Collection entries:
········
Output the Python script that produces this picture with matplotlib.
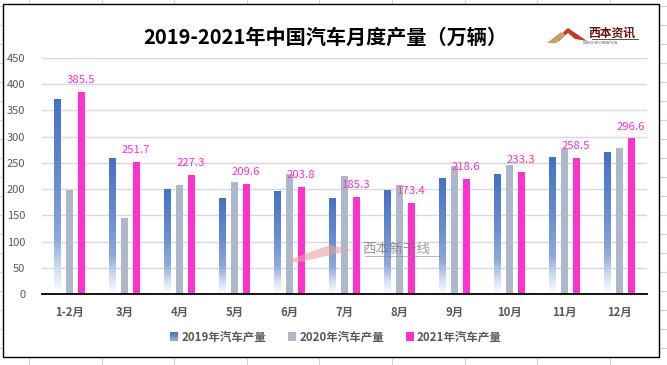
import matplotlib
matplotlib.use("Agg")
import matplotlib.pyplot as plt
import numpy as np
from matplotlib.patches import Rectangle, Polygon, Patch
from matplotlib.lines import Line2D
from matplotlib.legend_handler import HandlerBase
from matplotlib.colors import LinearSegmentedColormap

plt.rcParams['font.family'] = ['Noto Sans CJK SC', 'DejaVu Sans']

categories = ['1-2月', '3月', '4月', '5月', '6月', '7月', '8月', '9月', '10月', '11月', '12月']
prod_2019 = [370, 258, 200, 183, 195, 183, 198, 221, 227, 260, 269]
prod_2020 = [199, 145, 208, 214, 229, 225, 208, 244, 246, 277, 279]
prod_2021 = [385.5, 251.7, 227.3, 209.6, 203.8, 185.3, 173.4, 218.6, 233.3, 258.5, 296.6]
series_names = ['2019年汽车产量', '2020年汽车产量', '2021年汽车产量']
yticks = [0, 50, 100, 150, 200, 250, 300, 350, 400, 450]

C_BLUE = '#4472C4'
C_GRAY = '#ADB9CA'
C_PINK = '#FF33CC'
TXT = '#595959'

W, H = 667, 365
fig = plt.figure(figsize=(W / 100, H / 100), dpi=100)
fig.patch.set_facecolor('white')

# spreadsheet background grid
for xv in np.arange(29, W, 72.6):
    fig.add_artist(Line2D([xv / W, xv / W], [0, 1], color='#D4D4D4', lw=0.8, zorder=-3))
for yv in np.arange(5.7, H, 19):
    fig.add_artist(Line2D([0, 1], [1 - yv / H, 1 - yv / H], color='#D4D4D4', lw=0.8, zorder=-3))
# chart area
fig.add_artist(Rectangle((3 / W, 1 - 357 / H), (659 - 3) / W, (357 - 4) / H,
                         transform=fig.transFigure, facecolor='white', edgecolor='black',
                         lw=1.0, zorder=-2))

L, R, T, B = 42, 647, 58, 294
ax = fig.add_axes([L / W, 1 - B / H, (R - L) / W, (B - T) / H])
ax.set_facecolor('none')

x = np.arange(len(categories))
off = 0.21
bw = 0.126

cmap = LinearSegmentedColormap.from_list('g', [(0, '#FFFFFF'), (0.12, '#D5E0F3'), (0.28, '#8EAADB'),
                                               (0.55, '#6A8FD2'), (1.0, C_BLUE)])
grad = np.linspace(0, 1, 256).reshape(-1, 1)
for xi, v in zip(x, prod_2019):
    ax.imshow(grad, extent=[xi - off - bw / 2, xi - off + bw / 2, 0, v], origin='lower',
              aspect='auto', cmap=cmap, zorder=2, interpolation='bilinear')
ax.bar(x - off, prod_2019, bw, color='none', zorder=2)
ax.bar(x, prod_2020, bw, color=C_GRAY, zorder=2)
ax.bar(x + off, prod_2021, bw, color=C_PINK, zorder=2)

for xi, v in zip(x, prod_2021):
    ax.annotate(f'{v:.1f}', (xi + off, v), xytext=(0, 5), textcoords='offset points',
                ha='center', va='bottom', color=C_PINK, fontsize=8.2, zorder=4)

ax.set_xlim(-0.5, len(categories) - 0.5)
ax.set_ylim(0, 450)
ax.set_yticks(yticks)
ax.set_yticklabels([str(t) for t in yticks], color=TXT, fontsize=8)
ax.set_xticks(x)
ax.set_xticklabels(categories, color=TXT, fontsize=8.2, fontweight='bold')
ax.tick_params(axis='both', length=0)
ax.tick_params(axis='y', pad=12)
ax.tick_params(axis='x', pad=8.5)
ax.yaxis.grid(True, color='#D9D9D9', lw=1.0, zorder=0)
ax.set_axisbelow(True)
for s in ['top', 'right', 'left']:
    ax.spines[s].set_visible(False)
ax.spines['bottom'].set_color('black')
ax.spines['bottom'].set_linewidth(1.3)
ax.spines['bottom'].set_zorder(5)


class GradHandler(HandlerBase):
    def create_artists(self, legend, orig_handle, xdescent, ydescent, width, height, fontsize, trans):
        arts = []
        n = 8
        for i in range(n):
            c = cmap(0.25 + 0.75 * (i + 0.5) / n)
            arts.append(Rectangle((-xdescent, -ydescent + height * i / n), width, height / n + 0.1,
                                  facecolor=c, edgecolor='none', transform=trans))
        return arts


h1 = Patch(facecolor=C_BLUE)
h2 = Patch(facecolor=C_GRAY)
h3 = Patch(facecolor=C_PINK)
leg = fig.legend([h1, h2, h3], series_names, loc='center', bbox_to_anchor=(336 / W, 1 - 337 / H),
                 ncol=3, frameon=False, handlelength=0.7, handleheight=0.7, handletextpad=0.25,
                 columnspacing=1.9, prop={'size': 8.3, 'weight': 'bold'},
                 handler_map={h1: GradHandler()})
for t in leg.get_texts():
    t.set_color(TXT)

fig.text(325 / W, 1 - 37 / H, '2019-2021年中国汽车月度产量（万辆）', ha='center', va='center',
         fontsize=14.5, fontweight='bold', color='black')

# logo (top right)
fig.add_artist(Polygon([[552 / W, 1 - 42 / H], [568 / W, 1 - 28 / H], [587 / W, 1 - 41 / H],
                        [575 / W, 1 - 39 / H], [568 / W, 1 - 33 / H], [559 / W, 1 - 41 / H]],
                       closed=True, transform=fig.transFigure, facecolor='#C0392B', edgecolor='none'))
fig.add_artist(Polygon([[547 / W, 1 - 43 / H], [561 / W, 1 - 32 / H], [566 / W, 1 - 35 / H],
                        [556 / W, 1 - 43 / H]],
                       closed=True, transform=fig.transFigure, facecolor='#C9A063', edgecolor='none'))
fig.text(612 / W, 1 - 33 / H, '西本资讯', ha='center', va='center', fontsize=8.5, fontweight='bold',
         color='#6B1010', style='italic')
fig.add_artist(Line2D([592 / W, 638 / W], [1 - 39 / H, 1 - 39 / H], color='#333333', lw=0.6))
fig.text(600 / W, 1 - 43 / H, 'XIBEN INFORMATION', ha='center', va='center', fontsize=2.5,
         color='#555555')

# watermark
fig.add_artist(Polygon([[283 / W, 1 - 262 / H], [330 / W, 1 - 245 / H], [352 / W, 1 - 250 / H],
                        [300 / W, 1 - 262 / H]], closed=True, transform=fig.transFigure,
                       facecolor='#E8A0A0', edgecolor='none', alpha=0.6, zorder=6))
fig.text(396 / W, 1 - 249 / H, '西本新干线', ha='center', va='center', fontsize=9.8,
         color='#777777', alpha=0.75, style='italic', zorder=6)
fig.add_artist(Line2D([365 / W, 440 / W], [1 - 256 / H, 1 - 256 / H], color='#888888', lw=0.6,
                      alpha=0.7, zorder=6))

fig.savefig('out.png', dpi=100, facecolor='white')
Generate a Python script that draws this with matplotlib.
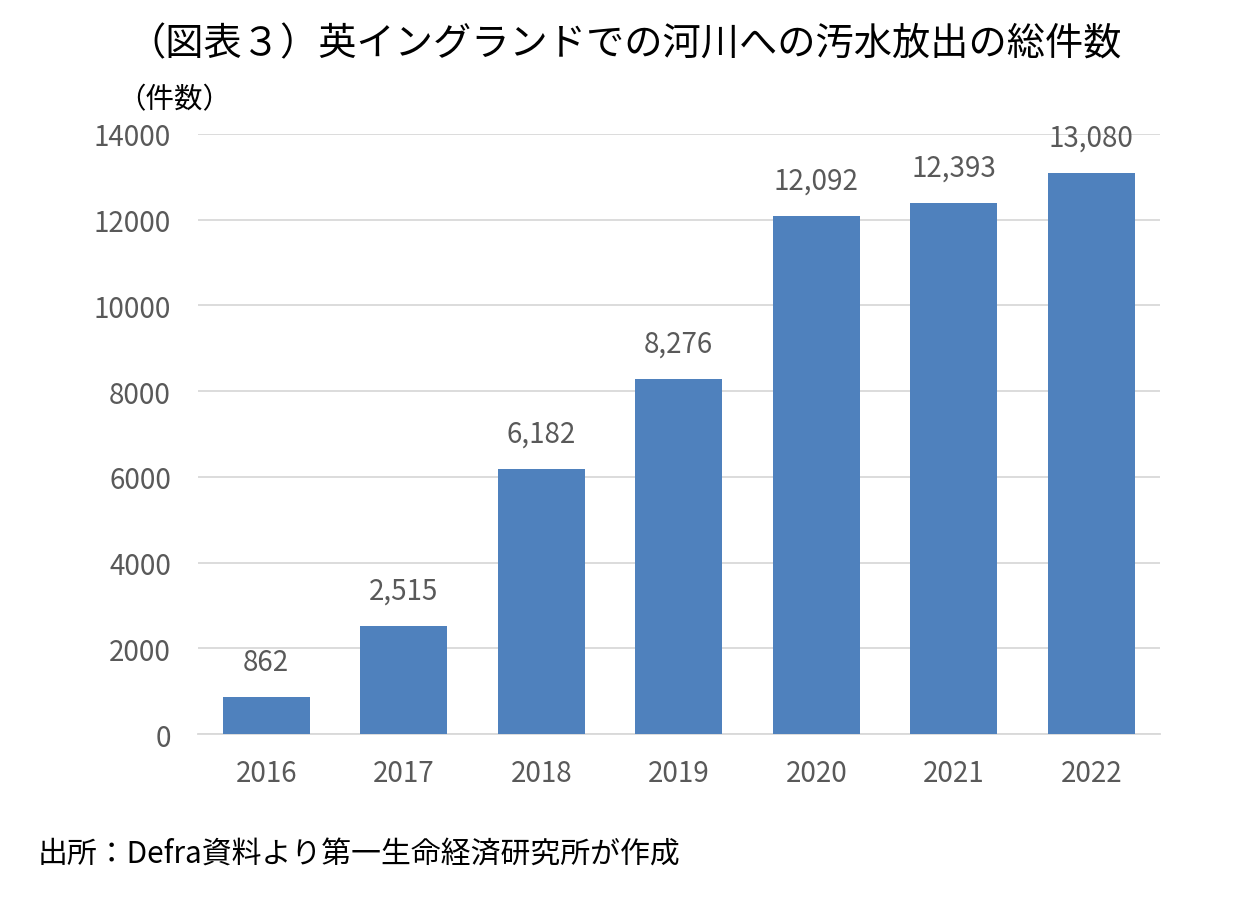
import matplotlib.pyplot as plt

plt.rcParams['font.family'] = ['Noto Sans CJK JP', 'DejaVu Sans']

years = ['2016', '2017', '2018', '2019', '2020', '2021', '2022']
counts = [862, 2515, 6182, 8276, 12092, 12393, 13080]
yticks = [0, 2000, 4000, 6000, 8000, 10000, 12000, 14000]

bar_color = '#4F81BD'
gray = '#595959'

fig = plt.figure(figsize=(12.5, 9.03), dpi=100)
ax = fig.add_axes([0.158, 0.186, 0.77, 0.6645])

x = range(len(years))
bars = ax.bar(x, counts, width=0.63, color=bar_color, zorder=3)
for b, v in zip(bars, counts):
    ax.text(b.get_x() + b.get_width() / 2, v + 480, f'{v:,}',
            ha='center', va='bottom', fontsize=20, color=gray)

ax.set_xlim(-0.5, len(years) - 0.5)
ax.set_ylim(0, 14000)
ax.set_xticks(list(x))
ax.set_xticklabels(years)
ax.set_yticks(yticks)
ax.set_yticklabels([str(t) for t in yticks])
ax.tick_params(axis='both', length=0, labelsize=20, labelcolor=gray)
ax.tick_params(axis='x', pad=17)
ax.tick_params(axis='y', pad=19)
ax.grid(axis='y', color='#D9D9D9', linewidth=1.3, zorder=0)
for s in ['top', 'right', 'left']:
    ax.spines[s].set_visible(False)
ax.spines['bottom'].set_color('#D9D9D9')
ax.spines['bottom'].set_linewidth(1.3)

fig.text(0.5, 0.95, '（図表３）英イングランドでの河川への汚水放出の総件数',
         ha='center', va='center', fontsize=27.5, color='black')
fig.text(0.094, 0.889, '（件数）', ha='left', va='center', fontsize=20.5, color='black')
fig.text(0.03, 0.053, '出所：Defra資料より第一生命経済研究所が作成',
         ha='left', va='center', fontsize=21.5, color='black')

plt.savefig('out.png', dpi=100)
········
• [Exercise requirements] Write out word for word every line from the line with "Generate a Python" through the final line of the records, both included, skipping the pictures.

• [Complete output]
Generate a Python script that draws this with matplotlib.
import matplotlib.pyplot as plt

plt.rcParams['font.family'] = ['Noto Sans CJK JP', 'DejaVu Sans']

years = ['2016', '2017', '2018', '2019', '2020', '2021', '2022']
counts = [862, 2515, 6182, 8276, 12092, 12393, 13080]
yticks = [0, 2000, 4000, 6000, 8000, 10000, 12000, 14000]

bar_color = '#4F81BD'
gray = '#595959'

fig = plt.figure(figsize=(12.5, 9.03), dpi=100)
ax = fig.add_axes([0.158, 0.186, 0.77, 0.6645])

x = range(len(years))
bars = ax.bar(x, counts, width=0.63, color=bar_color, zorder=3)
for b, v in zip(bars, counts):
    ax.text(b.get_x() + b.get_width() / 2, v + 480, f'{v:,}',
            ha='center', va='bottom', fontsize=20, color=gray)

ax.set_xlim(-0.5, len(years) - 0.5)
ax.set_ylim(0, 14000)
ax.set_xticks(list(x))
ax.set_xticklabels(years)
ax.set_yticks(yticks)
ax.set_yticklabels([str(t) for t in yticks])
ax.tick_params(axis='both', length=0, labelsize=20, labelcolor=gray)
ax.tick_params(axis='x', pad=17)
ax.tick_params(axis='y', pad=19)
ax.grid(axis='y', color='#D9D9D9', linewidth=1.3, zorder=0)
for s in ['top', 'right', 'left']:
    ax.spines[s].set_visible(False)
ax.spines['bottom'].set_color('#D9D9D9')
ax.spines['bottom'].set_linewidth(1.3)

fig.text(0.5, 0.95, '（図表３）英イングランドでの河川への汚水放出の総件数',
         ha='center', va='center', fontsize=27.5, color='black')
fig.text(0.094, 0.889, '（件数）', ha='left', va='center', fontsize=20.5, color='black')
fig.text(0.03, 0.053, '出所：Defra資料より第一生命経済研究所が作成',
         ha='left', va='center', fontsize=21.5, color='black')

plt.savefig('out.png', dpi=100)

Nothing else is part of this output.